All check-in service for departure flights has been suspended since 4:30 p.m. (4:30 a.m. ET), the airport authority added. Other departure and arrival flights for the rest of the day would continue, it said.

"Members of the public are advised not to come to the airport," it added.

Before the closure, flights had been taking off as the airport worked through a backlog even after a few thousand protesters once again occupied the arrival hall.

The closure came after the former British colony's embattled leader defied protesters calls to quit as the stock market tumbled and anti-government protesters filled the airport.

Unrest has roiled the Chinese semi-autonomous region for 10 weeks this summer, as thousands of residents chafe at a perceived erosion of freedoms and autonomy under Beijing's rule.

The increasingly violent demonstrations plunged the Asian financial hub into its most serious crisis in decades, presenting Chinese leader Xi Jinping with one of his biggest challenges since he came to power in 2012.

For a fifth day, protesters occupied the arrivals hall at the airport, shut down in an unprecedented move on Monday that forced hundreds of flight cancellations. Beijing likened the demonstrations in Hong Kong to terrorism.

"Take a minute to look at our city, our home," Chief Executive Carrie Lam told a news conference at the government headquarters complex, fortified with 6-foot high water-filled barricades.

"Can we bear to push it into the abyss and see it smashed to pieces?" she added, her voice wavering.

As she spoke, the benchmark Hang Seng index hit a seven-month low. By lunchtime, it had dropped nearly 2 percent, dragging down markets across Asia. It has fallen 6 percent since the protests began in June.

The protests began as opposition to a now-suspended bill that would have allowed extradition to mainland China for those facing criminal charges, but have swelled into wider calls for democracy.

Demonstrators say they are fighting the erosion of the "one country, two systems" arrangement enshrining some autonomy for Hong Kong when China took it back from Britain in 1997.

They want Lam to resign. She said she would stay.

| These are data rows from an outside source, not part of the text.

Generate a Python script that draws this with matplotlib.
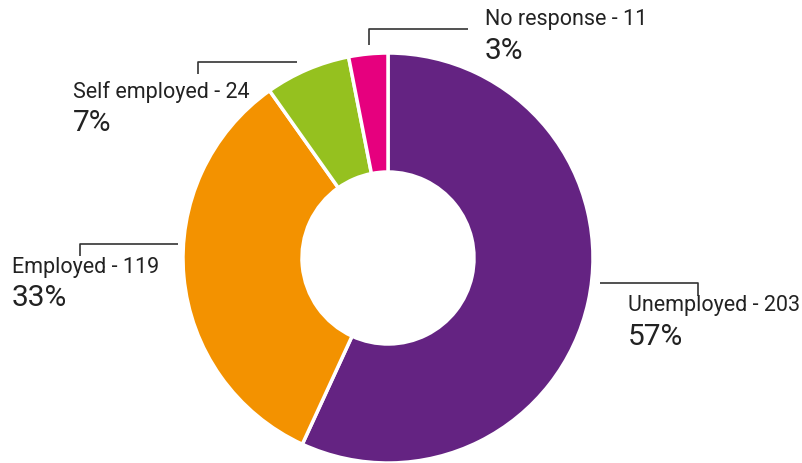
import matplotlib.pyplot as plt

# Employment status of respondents
labels = ['Unemployed', 'Employed', 'Self employed', 'No response']
counts = [203, 119, 24, 11]
colors = ['#642382', '#F39200', '#95C11F', '#E6007E']

W, H = 802, 463
fig = plt.figure(figsize=(W / 100, H / 100), dpi=100)
ax = fig.add_axes([0, 0, 1, 1])

# work in pixel units, y measured from the top
def py(y):
    return H - y

cx, cy, R, hole = 388, 258, 205, 86
ax.pie(counts, colors=colors, startangle=90, counterclock=False,
       center=(cx, py(cy)), radius=R,
       wedgeprops=dict(width=R - hole, edgecolor='white', linewidth=2.5))

ax.set_xlim(0, W)
ax.set_ylim(0, H)
ax.set_aspect('equal')
ax.axis('off')

total = sum(counts)
pct = [round(c / total * 100) for c in counts]

# leader line polylines (x, y) and text anchors for each slice
leaders = [
    [(600, 283), (698, 283), (698, 296)],
    [(178, 244), (80, 244), (80, 256)],
    [(297, 62), (198, 62), (198, 74)],
    [(369, 45), (369, 29), (468, 29)],
]
anchors = [(628, 306), (12, 267), (73, 92), (485, 20)]

for lab, n, p, pts, (tx, ty) in zip(labels, counts, pct, leaders, anchors):
    xs = [x for x, _ in pts]
    ys = [py(y) for _, y in pts]
    ax.plot(xs, ys, color='#333333', lw=1.2, solid_capstyle='butt')
    ax.text(tx, py(ty), f'{lab} - {n}', fontsize=15.5, color='#222222',
            va='center', ha='left', family='Roboto')
    ax.text(tx, py(ty + 31), f'{p}%', fontsize=21.5, color='#222222',
            va='center', ha='left', family='Roboto')

fig.savefig('out.png', dpi=100, facecolor='white')
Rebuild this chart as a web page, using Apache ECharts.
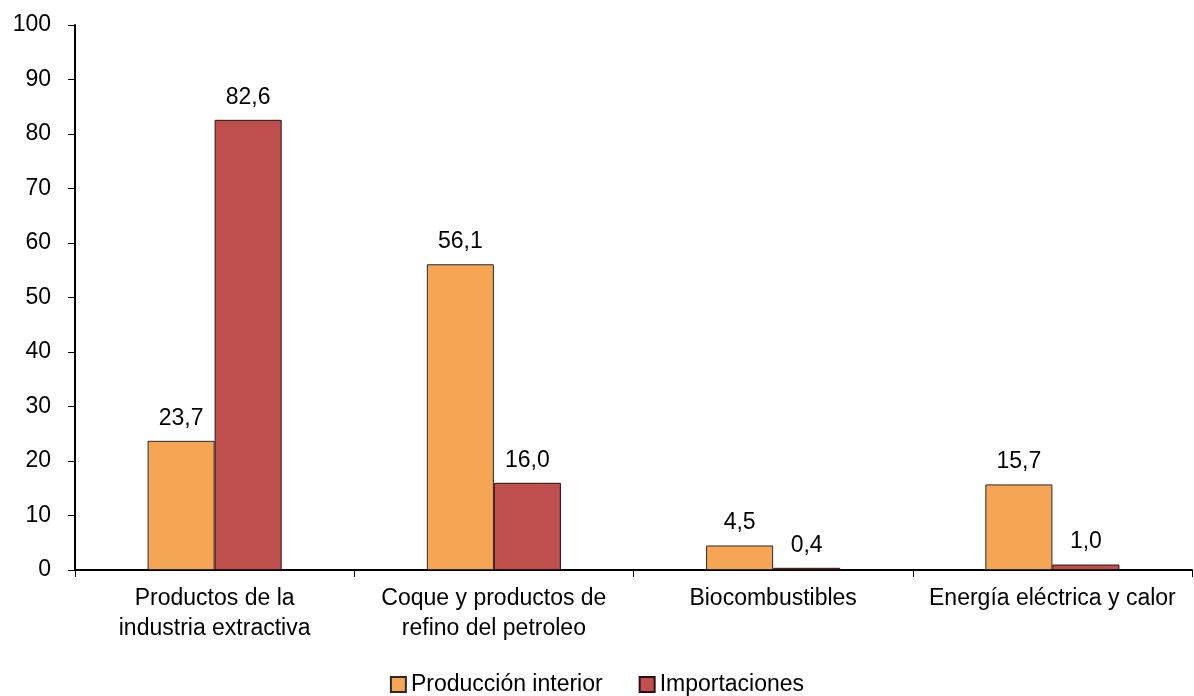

Image: A tourist gives her luggage to security guards as she tries to enter the departures gate during another demonstration by pro-democracy protesters at Hong Kong's international airport
A tourist gives her luggage to security guards as she tries to enter the departures gate during another demonstration by pro-democracy protesters at Hong Kong's airport on Tuesday.Philip Fong / AFP - Getty Images

"My responsibility goes beyond this particular range of protest," she said, adding that violence had pushed the territory into a state of "panic and chaos."

"I, as the chief executive, will be responsible to rebuild the Hong Kong economy, to engage as widely as possible, listen as attentively as possible to my people's grievances and try to help Hong Kong to move on."

She did not respond to repeated requests to clarify if she had the power to withdraw the extradition bill to satisfy a key demand by protesters, or if she required Beijing's approval.

On Monday China said the protests had reached a critical juncture, after a weekend of street clashes in which both police and protesters appeared to toughen their resolve.

Police fired tear gas at the black-shirted crowds in districts on Hong Kong island, Kowloon and the New Territories.

A senior Chinese official said "sprouts of terrorism" were emerging in Hong Kong, given instances of violent attacks against police officers.

Hong Kong legal experts say Beijing might be paving the way to use anti-terror laws to restrain the protesters.

CORRECTION (Aug. 13, 2019, 7:37 a.m. ET): A previous version of this article misstated the extent of flight cancellations Tuesday at Hong Kong airport. All departing flights were canceled; arriving flights were disrupted but not canceled.